>> BEGIN RECORDS TO USE

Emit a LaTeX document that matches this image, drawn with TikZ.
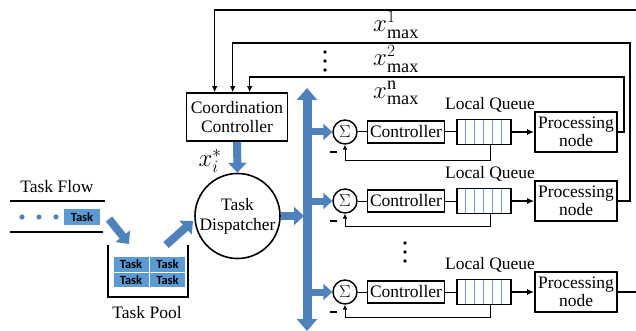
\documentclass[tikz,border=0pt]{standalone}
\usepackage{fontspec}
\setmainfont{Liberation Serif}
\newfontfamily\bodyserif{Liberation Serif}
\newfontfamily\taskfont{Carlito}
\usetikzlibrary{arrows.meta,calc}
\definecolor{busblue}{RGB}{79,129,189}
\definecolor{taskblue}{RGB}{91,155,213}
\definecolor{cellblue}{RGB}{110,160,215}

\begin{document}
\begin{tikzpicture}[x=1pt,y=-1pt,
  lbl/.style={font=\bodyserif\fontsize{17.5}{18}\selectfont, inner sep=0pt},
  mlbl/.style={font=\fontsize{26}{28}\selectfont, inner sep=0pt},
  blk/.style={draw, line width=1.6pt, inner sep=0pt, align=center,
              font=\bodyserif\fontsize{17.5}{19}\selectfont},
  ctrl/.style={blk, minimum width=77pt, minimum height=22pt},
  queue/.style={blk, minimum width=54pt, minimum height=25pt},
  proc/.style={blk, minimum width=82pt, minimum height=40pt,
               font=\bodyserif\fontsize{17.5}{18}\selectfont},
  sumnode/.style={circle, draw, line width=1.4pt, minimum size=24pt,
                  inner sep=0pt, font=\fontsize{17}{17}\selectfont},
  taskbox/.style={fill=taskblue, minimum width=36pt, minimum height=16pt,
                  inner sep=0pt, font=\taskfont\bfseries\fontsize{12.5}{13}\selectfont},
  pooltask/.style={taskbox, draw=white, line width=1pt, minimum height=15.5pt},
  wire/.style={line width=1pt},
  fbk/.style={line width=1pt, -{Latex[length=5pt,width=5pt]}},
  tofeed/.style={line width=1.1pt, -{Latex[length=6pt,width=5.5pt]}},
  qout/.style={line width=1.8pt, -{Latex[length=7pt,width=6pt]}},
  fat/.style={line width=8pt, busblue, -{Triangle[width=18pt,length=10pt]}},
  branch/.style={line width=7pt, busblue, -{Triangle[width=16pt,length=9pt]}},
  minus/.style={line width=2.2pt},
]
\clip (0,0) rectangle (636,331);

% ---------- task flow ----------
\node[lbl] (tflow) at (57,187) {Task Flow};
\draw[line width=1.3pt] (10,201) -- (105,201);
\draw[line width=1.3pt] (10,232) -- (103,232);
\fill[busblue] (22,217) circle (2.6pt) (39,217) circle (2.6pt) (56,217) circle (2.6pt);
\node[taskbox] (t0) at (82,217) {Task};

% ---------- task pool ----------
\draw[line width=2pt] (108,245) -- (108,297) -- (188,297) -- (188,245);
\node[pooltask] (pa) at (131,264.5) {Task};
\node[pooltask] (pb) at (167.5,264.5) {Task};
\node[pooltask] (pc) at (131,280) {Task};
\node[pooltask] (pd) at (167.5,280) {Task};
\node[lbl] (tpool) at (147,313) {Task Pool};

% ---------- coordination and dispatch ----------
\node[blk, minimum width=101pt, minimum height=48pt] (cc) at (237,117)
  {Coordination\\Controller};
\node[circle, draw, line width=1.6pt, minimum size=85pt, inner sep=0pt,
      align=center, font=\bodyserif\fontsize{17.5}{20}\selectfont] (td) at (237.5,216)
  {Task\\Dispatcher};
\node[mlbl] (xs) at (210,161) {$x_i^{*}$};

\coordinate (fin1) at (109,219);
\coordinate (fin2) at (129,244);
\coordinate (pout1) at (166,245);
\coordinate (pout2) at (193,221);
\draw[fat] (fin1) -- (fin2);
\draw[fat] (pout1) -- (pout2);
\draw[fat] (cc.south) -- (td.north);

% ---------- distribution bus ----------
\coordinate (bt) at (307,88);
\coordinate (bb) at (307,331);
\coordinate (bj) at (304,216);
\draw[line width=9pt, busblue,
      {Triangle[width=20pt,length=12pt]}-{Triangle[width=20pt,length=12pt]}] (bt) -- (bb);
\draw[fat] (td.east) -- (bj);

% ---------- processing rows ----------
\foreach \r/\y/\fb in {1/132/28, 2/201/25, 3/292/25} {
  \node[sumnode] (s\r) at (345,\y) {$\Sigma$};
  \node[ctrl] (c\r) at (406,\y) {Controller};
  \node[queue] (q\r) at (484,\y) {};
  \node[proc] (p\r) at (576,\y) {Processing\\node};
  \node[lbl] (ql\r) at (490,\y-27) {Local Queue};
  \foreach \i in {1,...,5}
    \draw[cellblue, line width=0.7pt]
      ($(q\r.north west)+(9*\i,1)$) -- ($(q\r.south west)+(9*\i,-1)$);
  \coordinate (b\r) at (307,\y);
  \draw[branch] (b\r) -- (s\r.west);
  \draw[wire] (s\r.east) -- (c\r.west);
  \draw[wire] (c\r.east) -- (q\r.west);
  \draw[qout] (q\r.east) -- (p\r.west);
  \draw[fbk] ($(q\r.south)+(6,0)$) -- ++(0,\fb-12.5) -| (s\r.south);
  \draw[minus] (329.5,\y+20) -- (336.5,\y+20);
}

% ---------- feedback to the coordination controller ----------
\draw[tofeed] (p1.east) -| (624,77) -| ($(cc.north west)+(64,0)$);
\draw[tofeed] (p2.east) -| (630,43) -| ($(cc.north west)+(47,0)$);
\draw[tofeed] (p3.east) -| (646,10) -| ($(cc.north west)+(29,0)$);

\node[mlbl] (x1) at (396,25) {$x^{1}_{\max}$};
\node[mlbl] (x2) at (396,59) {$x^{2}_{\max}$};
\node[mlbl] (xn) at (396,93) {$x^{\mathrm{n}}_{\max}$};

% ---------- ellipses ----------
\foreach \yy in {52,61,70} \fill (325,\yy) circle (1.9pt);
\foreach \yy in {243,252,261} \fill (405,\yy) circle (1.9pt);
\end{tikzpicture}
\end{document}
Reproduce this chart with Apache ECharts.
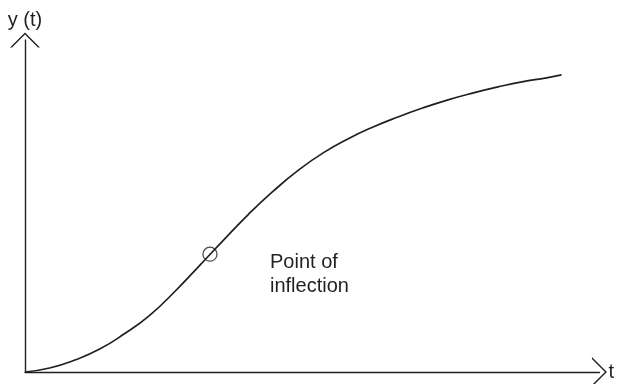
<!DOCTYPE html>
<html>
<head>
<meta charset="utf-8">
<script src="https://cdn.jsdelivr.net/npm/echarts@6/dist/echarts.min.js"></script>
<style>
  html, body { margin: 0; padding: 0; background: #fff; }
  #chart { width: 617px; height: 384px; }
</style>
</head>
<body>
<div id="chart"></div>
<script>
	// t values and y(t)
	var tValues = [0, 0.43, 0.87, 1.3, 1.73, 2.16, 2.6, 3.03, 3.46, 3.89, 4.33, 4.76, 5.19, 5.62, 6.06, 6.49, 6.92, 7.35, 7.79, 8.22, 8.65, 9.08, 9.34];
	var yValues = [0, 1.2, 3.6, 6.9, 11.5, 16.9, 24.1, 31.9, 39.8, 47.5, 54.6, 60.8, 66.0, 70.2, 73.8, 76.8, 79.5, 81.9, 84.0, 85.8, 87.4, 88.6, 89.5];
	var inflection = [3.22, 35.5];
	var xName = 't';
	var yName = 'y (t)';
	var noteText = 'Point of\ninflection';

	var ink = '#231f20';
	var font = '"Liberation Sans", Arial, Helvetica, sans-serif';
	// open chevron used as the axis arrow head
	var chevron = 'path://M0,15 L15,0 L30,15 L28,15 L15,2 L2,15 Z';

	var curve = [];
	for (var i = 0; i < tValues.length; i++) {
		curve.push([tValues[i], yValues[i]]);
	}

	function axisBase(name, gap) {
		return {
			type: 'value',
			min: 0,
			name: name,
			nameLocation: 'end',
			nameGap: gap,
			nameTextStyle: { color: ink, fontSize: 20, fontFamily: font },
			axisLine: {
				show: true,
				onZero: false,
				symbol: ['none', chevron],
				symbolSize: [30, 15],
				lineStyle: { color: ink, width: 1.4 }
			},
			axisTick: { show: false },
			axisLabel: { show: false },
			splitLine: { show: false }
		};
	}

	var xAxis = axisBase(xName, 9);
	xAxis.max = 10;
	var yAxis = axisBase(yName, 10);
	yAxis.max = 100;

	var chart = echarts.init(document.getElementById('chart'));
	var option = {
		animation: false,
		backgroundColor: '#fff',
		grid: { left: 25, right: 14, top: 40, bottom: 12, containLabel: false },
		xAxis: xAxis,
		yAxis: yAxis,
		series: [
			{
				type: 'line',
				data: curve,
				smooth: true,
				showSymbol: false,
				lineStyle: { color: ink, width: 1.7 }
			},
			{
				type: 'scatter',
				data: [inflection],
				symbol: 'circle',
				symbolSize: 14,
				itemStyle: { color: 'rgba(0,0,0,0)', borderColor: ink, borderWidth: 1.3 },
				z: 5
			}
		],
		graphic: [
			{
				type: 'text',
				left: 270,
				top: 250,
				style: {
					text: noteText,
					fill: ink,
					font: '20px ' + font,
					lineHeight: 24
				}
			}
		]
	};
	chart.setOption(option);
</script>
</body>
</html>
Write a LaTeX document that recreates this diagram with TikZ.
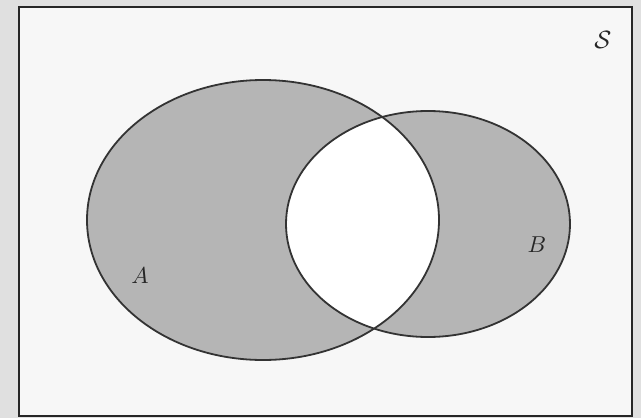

>> END RECORDS TO USE

WRITTEN REQUEST —
Indicate how many lines of the material include the word "that"; the number alone is required.

TASK ANSWER —
2